WHAT YOU WILL DO
Which lines include the word "chart"? Copy each of them.

RECORDS PROVIDED

--*--

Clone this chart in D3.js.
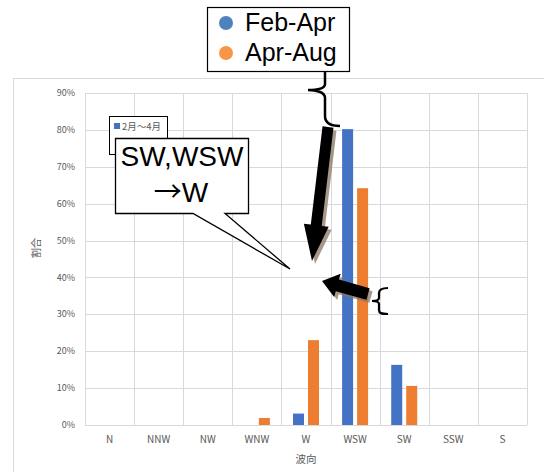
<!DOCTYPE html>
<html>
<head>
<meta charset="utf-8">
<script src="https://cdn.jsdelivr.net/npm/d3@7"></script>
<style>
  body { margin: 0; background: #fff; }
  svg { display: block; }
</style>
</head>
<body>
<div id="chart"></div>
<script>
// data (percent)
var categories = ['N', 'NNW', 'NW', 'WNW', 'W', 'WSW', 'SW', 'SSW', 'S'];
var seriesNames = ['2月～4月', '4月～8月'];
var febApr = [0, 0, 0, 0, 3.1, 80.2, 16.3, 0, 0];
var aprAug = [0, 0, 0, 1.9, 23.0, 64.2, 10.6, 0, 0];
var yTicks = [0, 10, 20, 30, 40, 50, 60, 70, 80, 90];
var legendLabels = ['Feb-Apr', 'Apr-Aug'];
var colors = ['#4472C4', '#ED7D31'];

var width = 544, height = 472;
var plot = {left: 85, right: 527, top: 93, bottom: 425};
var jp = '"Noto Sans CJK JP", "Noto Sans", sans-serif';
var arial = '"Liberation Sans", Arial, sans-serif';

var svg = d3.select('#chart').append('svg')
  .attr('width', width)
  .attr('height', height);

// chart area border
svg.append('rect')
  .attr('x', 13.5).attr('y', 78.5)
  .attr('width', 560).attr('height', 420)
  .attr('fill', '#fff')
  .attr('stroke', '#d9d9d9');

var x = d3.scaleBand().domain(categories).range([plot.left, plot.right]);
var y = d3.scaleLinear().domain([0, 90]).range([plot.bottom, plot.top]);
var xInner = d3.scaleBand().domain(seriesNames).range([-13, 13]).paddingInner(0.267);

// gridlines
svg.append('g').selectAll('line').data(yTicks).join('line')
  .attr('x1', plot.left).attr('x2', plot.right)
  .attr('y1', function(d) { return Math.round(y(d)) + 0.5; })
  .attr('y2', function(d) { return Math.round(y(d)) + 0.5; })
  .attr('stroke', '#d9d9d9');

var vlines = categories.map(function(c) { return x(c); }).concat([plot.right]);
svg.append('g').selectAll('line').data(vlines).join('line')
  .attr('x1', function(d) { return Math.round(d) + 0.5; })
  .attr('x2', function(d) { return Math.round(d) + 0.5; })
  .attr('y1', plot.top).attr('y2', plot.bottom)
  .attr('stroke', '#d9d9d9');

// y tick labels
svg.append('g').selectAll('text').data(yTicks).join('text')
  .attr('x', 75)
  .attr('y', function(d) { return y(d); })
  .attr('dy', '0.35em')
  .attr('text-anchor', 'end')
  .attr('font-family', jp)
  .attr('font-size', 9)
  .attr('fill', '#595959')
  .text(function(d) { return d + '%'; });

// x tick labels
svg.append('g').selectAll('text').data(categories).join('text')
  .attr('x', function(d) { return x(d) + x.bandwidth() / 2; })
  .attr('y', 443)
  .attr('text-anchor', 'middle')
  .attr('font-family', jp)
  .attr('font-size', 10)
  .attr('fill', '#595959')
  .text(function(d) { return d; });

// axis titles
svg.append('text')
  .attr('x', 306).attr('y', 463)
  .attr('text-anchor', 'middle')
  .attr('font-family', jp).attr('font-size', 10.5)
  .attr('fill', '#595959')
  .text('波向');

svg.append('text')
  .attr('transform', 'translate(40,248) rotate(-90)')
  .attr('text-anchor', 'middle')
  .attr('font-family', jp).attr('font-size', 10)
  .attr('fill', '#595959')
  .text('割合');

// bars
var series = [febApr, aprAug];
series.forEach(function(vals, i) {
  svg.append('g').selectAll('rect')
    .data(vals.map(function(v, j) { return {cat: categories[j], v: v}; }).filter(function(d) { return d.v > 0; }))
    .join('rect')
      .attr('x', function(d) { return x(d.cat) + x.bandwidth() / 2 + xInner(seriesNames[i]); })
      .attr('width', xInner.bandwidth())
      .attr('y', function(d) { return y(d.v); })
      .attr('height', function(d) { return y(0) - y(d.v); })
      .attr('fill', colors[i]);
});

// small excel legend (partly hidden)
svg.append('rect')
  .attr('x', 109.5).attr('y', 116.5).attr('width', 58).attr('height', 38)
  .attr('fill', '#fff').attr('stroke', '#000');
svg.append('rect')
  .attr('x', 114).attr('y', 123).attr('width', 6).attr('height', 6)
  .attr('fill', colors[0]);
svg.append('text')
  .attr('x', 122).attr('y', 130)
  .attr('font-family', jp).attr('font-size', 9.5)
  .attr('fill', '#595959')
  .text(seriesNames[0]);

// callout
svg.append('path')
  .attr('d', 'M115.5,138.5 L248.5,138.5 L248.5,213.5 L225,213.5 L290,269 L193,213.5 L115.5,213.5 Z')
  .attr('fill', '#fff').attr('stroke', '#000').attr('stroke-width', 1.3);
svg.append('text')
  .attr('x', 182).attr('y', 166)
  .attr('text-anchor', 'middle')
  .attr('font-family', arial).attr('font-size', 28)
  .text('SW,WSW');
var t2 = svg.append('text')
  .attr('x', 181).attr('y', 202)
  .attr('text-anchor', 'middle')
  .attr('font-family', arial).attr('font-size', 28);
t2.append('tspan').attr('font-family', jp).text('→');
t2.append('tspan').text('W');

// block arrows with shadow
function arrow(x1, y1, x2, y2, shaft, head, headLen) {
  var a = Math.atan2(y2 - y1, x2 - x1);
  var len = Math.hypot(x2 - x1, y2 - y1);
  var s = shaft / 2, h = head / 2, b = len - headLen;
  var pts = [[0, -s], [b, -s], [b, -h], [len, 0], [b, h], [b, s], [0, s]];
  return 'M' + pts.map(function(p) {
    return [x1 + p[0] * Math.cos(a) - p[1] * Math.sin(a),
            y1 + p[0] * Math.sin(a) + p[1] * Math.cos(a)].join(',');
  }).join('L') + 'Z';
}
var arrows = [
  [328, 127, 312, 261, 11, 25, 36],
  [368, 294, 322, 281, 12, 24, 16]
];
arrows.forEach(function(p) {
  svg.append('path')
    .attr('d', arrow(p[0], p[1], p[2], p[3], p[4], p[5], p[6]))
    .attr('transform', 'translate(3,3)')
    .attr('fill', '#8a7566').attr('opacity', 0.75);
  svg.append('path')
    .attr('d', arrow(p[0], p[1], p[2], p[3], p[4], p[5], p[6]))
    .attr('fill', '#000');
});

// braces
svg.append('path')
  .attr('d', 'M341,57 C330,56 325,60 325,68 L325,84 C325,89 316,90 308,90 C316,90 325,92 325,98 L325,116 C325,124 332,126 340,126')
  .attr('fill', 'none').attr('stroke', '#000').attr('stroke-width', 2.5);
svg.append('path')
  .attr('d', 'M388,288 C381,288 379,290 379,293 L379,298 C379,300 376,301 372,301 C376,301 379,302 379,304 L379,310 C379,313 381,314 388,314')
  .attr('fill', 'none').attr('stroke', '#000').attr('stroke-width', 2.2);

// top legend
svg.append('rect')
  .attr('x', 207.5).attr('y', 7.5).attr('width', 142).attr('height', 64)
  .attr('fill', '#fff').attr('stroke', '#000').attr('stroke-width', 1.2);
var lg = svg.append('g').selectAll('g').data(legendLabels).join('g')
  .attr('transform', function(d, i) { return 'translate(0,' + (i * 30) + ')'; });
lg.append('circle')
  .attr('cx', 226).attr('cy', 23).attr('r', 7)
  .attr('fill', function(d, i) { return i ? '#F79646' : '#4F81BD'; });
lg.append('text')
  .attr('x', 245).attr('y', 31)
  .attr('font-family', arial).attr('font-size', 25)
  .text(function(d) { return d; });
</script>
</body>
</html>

--*--

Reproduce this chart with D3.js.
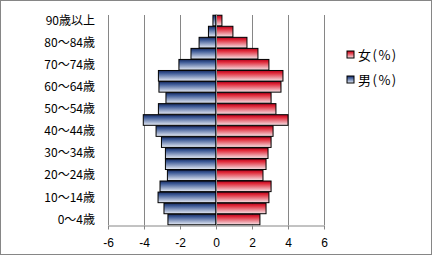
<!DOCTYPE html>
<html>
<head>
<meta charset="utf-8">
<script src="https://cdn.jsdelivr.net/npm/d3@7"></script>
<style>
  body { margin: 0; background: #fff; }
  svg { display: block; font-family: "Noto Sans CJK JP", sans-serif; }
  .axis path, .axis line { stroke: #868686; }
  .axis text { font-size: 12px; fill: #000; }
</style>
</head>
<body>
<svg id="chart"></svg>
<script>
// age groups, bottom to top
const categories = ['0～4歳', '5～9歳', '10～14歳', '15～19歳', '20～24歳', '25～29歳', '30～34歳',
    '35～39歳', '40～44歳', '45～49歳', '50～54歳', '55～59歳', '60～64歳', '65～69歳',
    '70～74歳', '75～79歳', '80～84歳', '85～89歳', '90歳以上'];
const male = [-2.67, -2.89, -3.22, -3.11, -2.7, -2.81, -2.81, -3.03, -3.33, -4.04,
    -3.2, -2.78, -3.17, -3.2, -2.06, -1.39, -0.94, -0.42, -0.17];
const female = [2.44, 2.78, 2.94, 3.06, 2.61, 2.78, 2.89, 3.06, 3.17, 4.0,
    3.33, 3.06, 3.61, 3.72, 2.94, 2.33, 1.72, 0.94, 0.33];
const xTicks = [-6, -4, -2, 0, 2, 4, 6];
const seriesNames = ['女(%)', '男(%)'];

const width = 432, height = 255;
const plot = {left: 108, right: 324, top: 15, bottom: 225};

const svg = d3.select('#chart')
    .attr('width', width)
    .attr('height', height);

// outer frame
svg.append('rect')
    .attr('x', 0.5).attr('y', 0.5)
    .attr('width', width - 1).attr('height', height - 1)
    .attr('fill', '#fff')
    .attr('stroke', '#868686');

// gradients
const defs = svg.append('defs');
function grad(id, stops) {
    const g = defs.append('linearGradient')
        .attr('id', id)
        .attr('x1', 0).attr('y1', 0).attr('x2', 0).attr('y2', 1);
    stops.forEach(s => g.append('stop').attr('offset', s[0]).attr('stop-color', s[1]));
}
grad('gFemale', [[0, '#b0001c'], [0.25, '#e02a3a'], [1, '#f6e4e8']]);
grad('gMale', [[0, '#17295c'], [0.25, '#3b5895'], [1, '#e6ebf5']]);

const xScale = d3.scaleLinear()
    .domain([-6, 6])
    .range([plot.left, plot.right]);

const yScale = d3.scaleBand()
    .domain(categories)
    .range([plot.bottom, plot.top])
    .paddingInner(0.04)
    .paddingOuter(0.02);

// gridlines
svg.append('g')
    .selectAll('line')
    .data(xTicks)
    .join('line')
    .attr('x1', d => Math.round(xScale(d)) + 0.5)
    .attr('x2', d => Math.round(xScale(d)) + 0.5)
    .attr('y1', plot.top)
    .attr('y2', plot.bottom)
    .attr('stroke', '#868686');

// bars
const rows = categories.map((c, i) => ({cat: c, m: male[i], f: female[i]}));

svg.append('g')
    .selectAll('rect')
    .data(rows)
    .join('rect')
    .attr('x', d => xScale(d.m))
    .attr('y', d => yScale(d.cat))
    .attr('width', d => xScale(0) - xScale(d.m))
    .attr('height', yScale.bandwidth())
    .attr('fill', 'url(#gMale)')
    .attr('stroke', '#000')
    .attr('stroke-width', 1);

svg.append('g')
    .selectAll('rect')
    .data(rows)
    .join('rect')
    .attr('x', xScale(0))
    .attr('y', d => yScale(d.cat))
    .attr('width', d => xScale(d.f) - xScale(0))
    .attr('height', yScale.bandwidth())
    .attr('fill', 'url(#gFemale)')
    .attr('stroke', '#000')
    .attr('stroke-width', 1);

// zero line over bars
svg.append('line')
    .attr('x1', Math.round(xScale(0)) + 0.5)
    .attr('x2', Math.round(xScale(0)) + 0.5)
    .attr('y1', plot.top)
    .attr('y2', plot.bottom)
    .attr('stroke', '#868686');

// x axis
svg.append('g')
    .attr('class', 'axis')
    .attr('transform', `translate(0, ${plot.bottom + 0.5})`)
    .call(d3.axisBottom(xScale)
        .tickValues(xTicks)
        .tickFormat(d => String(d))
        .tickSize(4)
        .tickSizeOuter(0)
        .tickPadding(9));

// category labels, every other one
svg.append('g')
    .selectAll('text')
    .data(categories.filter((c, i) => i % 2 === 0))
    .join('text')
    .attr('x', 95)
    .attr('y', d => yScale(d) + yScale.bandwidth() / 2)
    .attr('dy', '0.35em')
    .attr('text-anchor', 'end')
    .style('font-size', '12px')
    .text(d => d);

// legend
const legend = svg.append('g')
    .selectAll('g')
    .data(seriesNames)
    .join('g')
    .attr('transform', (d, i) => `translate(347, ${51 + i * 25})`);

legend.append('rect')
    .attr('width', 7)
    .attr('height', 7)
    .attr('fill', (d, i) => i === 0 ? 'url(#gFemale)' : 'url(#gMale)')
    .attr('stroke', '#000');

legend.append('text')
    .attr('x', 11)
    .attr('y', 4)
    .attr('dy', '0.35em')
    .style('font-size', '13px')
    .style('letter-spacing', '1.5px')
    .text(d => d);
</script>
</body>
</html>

--*--

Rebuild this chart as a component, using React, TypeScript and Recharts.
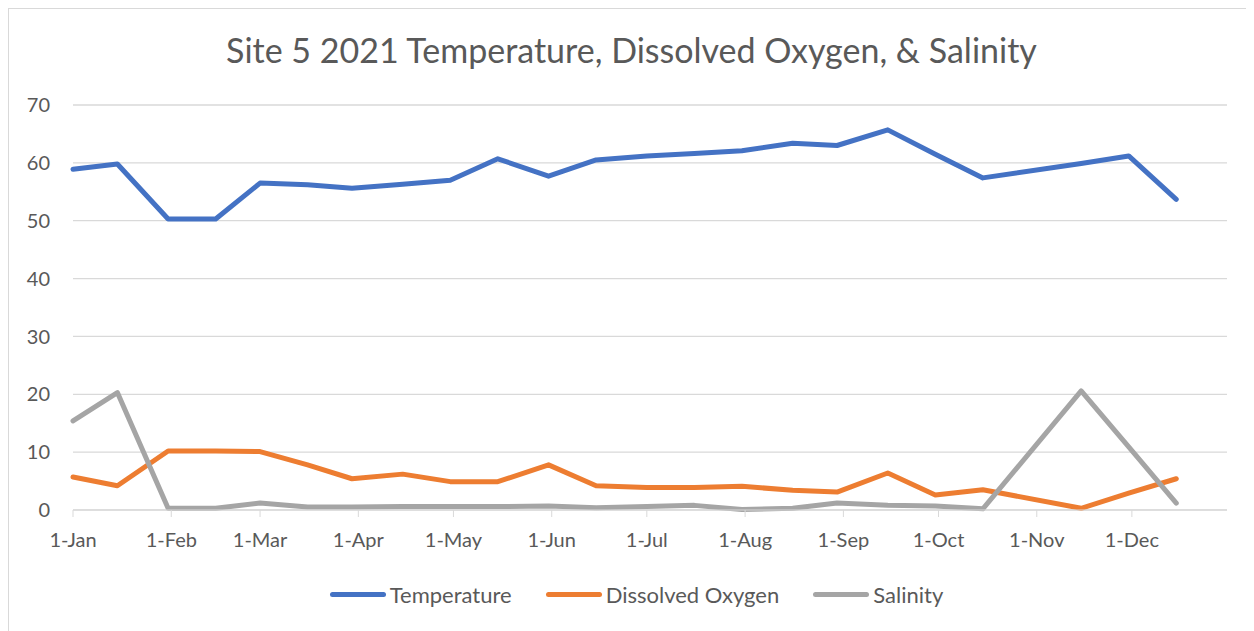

--*--

EXERCISE RESPONSE
Clone this chart in D3.js.
<div id="chart"></div>
var svg = d3.select('#chart').append('svg')
// chart area border
Reproduce this chart with D3.js.
<svg id="chart"></svg>
const svg = d3.select('#chart')
Rebuild this chart as a component, using React, TypeScript and Recharts.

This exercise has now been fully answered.